Transcribe the listing exactly, leaving out every picture.

----- Material provided

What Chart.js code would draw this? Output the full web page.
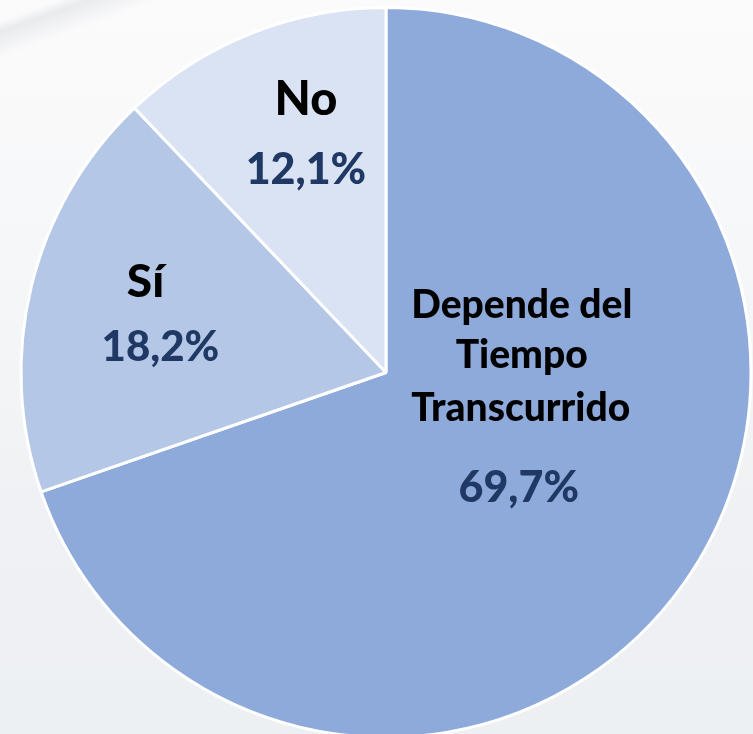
<!DOCTYPE html>
<html lang="es">
<head>
    <meta charset="UTF-8">
    <title>Pie</title>
    <script src="https://cdn.jsdelivr.net/npm/chart.js@4.4.0/dist/chart.umd.min.js"></script>
    <style>
        html, body {
            margin: 0;
            padding: 0;
            width: 753px;
            height: 734px;
            overflow: hidden;
            background: #eff1f4;
        }
        #bg {
            position: absolute;
            left: 0; top: 0;
            width: 753px; height: 734px;
            background:
                linear-gradient(160deg, rgba(255,255,255,0) 0px, rgba(255,255,255,0) 20px, rgba(200,204,210,0.35) 30px, rgba(255,255,255,0) 55px),
                linear-gradient(180deg, #fbfbfc 0%, #f6f7f8 35%, #eff1f4 70%, #edf0f3 100%);
        }
        #wrap {
            position: absolute;
            left: 0; top: 0;
        }
    </style>
</head>
<body>
    <div id="bg"></div>
    <div id="wrap">
        <canvas id="pie" width="772" height="739"></canvas>
    </div>
    <script>
        const labels = ['Depende del Tiempo Transcurrido', 'Sí', 'No'];
        const values = [69.7, 18.2, 12.1];
        const sliceColors = ['#8eaadb', '#b4c7e7', '#dae3f3'];
        const pctLabels = ['69,7%', '18,2%', '12,1%'];

        // where each label sits: fraction of radius and angle (null = slice middle)
        const labelPlace = [
            { frac: 0.375, angle: 0.176, lines: [
                { text: 'Depende del', dy: -91, dx: 1, size: 39, pct: false },
                { text: 'Tiempo', dy: -41, dx: 1, size: 39, pct: false },
                { text: 'Transcurrido', dy: 12, dx: 0, size: 39, pct: false },
                { text: pctLabels[0], dy: 92, dx: -2, size: 43, pct: true }
            ]},
            { frac: 0.65, angle: null, lines: [
                { text: 'Sí', dy: -34, dx: -10, size: 46, pct: false },
                { text: pctLabels[1], dy: 31, dx: 5, size: 42, pct: true }
            ]},
            { frac: 0.68, angle: null, lines: [
                { text: 'No', dy: -42, dx: 12, size: 47, pct: false },
                { text: pctLabels[2], dy: 28, dx: 12, size: 43, pct: true }
            ]}
        ];

        const sliceLabels = {
            id: 'sliceLabels',
            afterDatasetsDraw(chart) {
                const ctx = chart.ctx;
                const arcs = chart.getDatasetMeta(0).data;
                ctx.save();
                ctx.textAlign = 'center';
                ctx.textBaseline = 'middle';
                arcs.forEach((arc, i) => {
                    const p = arc.getProps(['x', 'y', 'startAngle', 'endAngle', 'outerRadius'], true);
                    const place = labelPlace[i];
                    const a = place.angle === null ? (p.startAngle + p.endAngle) / 2 : place.angle;
                    const lx = p.x + Math.cos(a) * p.outerRadius * place.frac;
                    const ly = p.y + Math.sin(a) * p.outerRadius * place.frac;
                    place.lines.forEach(l => {
                        ctx.font = '900 ' + l.size + 'px Lato';
                        ctx.fillStyle = l.pct ? '#203864' : '#000000';
                        ctx.fillText(l.text, lx + l.dx, ly + l.dy);
                    });
                });
                ctx.restore();
            }
        };

        new Chart(document.getElementById('pie'), {
            type: 'pie',
            data: {
                labels: labels,
                datasets: [{
                    data: values,
                    backgroundColor: sliceColors,
                    borderColor: '#ffffff',
                    borderWidth: 3
                }]
            },
            options: {
                responsive: false,
                animation: false,
                layout: { padding: { top: 6 } },
                plugins: {
                    legend: { display: false },
                    tooltip: { enabled: false }
                }
            },
            plugins: [sliceLabels]
        });
    </script>
</body>
</html>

----------

Expected output.
What Chart.js code would draw this? Output the full web page.
<!DOCTYPE html>
<html lang="es">
<head>
    <meta charset="UTF-8">
    <title>Pie</title>
    <script src="https://cdn.jsdelivr.net/npm/chart.js@4.4.0/dist/chart.umd.min.js"></script>
    <style>
        html, body {
            margin: 0;
            padding: 0;
            width: 753px;
            height: 734px;
            overflow: hidden;
            background: #eff1f4;
        }
        #bg {
            position: absolute;
            left: 0; top: 0;
            width: 753px; height: 734px;
            background:
                linear-gradient(160deg, rgba(255,255,255,0) 0px, rgba(255,255,255,0) 20px, rgba(200,204,210,0.35) 30px, rgba(255,255,255,0) 55px),
                linear-gradient(180deg, #fbfbfc 0%, #f6f7f8 35%, #eff1f4 70%, #edf0f3 100%);
        }
        #wrap {
            position: absolute;
            left: 0; top: 0;
        }
    </style>
</head>
<body>
    <div id="bg"></div>
    <div id="wrap">
        <canvas id="pie" width="772" height="739"></canvas>
    </div>
    <script>
        const labels = ['Depende del Tiempo Transcurrido', 'Sí', 'No'];
        const values = [69.7, 18.2, 12.1];
        const sliceColors = ['#8eaadb', '#b4c7e7', '#dae3f3'];
        const pctLabels = ['69,7%', '18,2%', '12,1%'];

        // where each label sits: fraction of radius and angle (null = slice middle)
        const labelPlace = [
            { frac: 0.375, angle: 0.176, lines: [
                { text: 'Depende del', dy: -91, dx: 1, size: 39, pct: false },
                { text: 'Tiempo', dy: -41, dx: 1, size: 39, pct: false },
                { text: 'Transcurrido', dy: 12, dx: 0, size: 39, pct: false },
                { text: pctLabels[0], dy: 92, dx: -2, size: 43, pct: true }
            ]},
            { frac: 0.65, angle: null, lines: [
                { text: 'Sí', dy: -34, dx: -10, size: 46, pct: false },
                { text: pctLabels[1], dy: 31, dx: 5, size: 42, pct: true }
            ]},
            { frac: 0.68, angle: null, lines: [
                { text: 'No', dy: -42, dx: 12, size: 47, pct: false },
                { text: pctLabels[2], dy: 28, dx: 12, size: 43, pct: true }
            ]}
        ];

        const sliceLabels = {
            id: 'sliceLabels',
            afterDatasetsDraw(chart) {
                const ctx = chart.ctx;
                const arcs = chart.getDatasetMeta(0).data;
                ctx.save();
                ctx.textAlign = 'center';
                ctx.textBaseline = 'middle';
                arcs.forEach((arc, i) => {
                    const p = arc.getProps(['x', 'y', 'startAngle', 'endAngle', 'outerRadius'], true);
                    const place = labelPlace[i];
                    const a = place.angle === null ? (p.startAngle + p.endAngle) / 2 : place.angle;
                    const lx = p.x + Math.cos(a) * p.outerRadius * place.frac;
                    const ly = p.y + Math.sin(a) * p.outerRadius * place.frac;
                    place.lines.forEach(l => {
                        ctx.font = '900 ' + l.size + 'px Lato';
                        ctx.fillStyle = l.pct ? '#203864' : '#000000';
                        ctx.fillText(l.text, lx + l.dx, ly + l.dy);
                    });
                });
                ctx.restore();
            }
        };

        new Chart(document.getElementById('pie'), {
            type: 'pie',
            data: {
                labels: labels,
                datasets: [{
                    data: values,
                    backgroundColor: sliceColors,
                    borderColor: '#ffffff',
                    borderWidth: 3
                }]
            },
            options: {
                responsive: false,
                animation: false,
                layout: { padding: { top: 6 } },
                plugins: {
                    legend: { display: false },
                    tooltip: { enabled: false }
                }
            },
            plugins: [sliceLabels]
        });
    </script>
</body>
</html>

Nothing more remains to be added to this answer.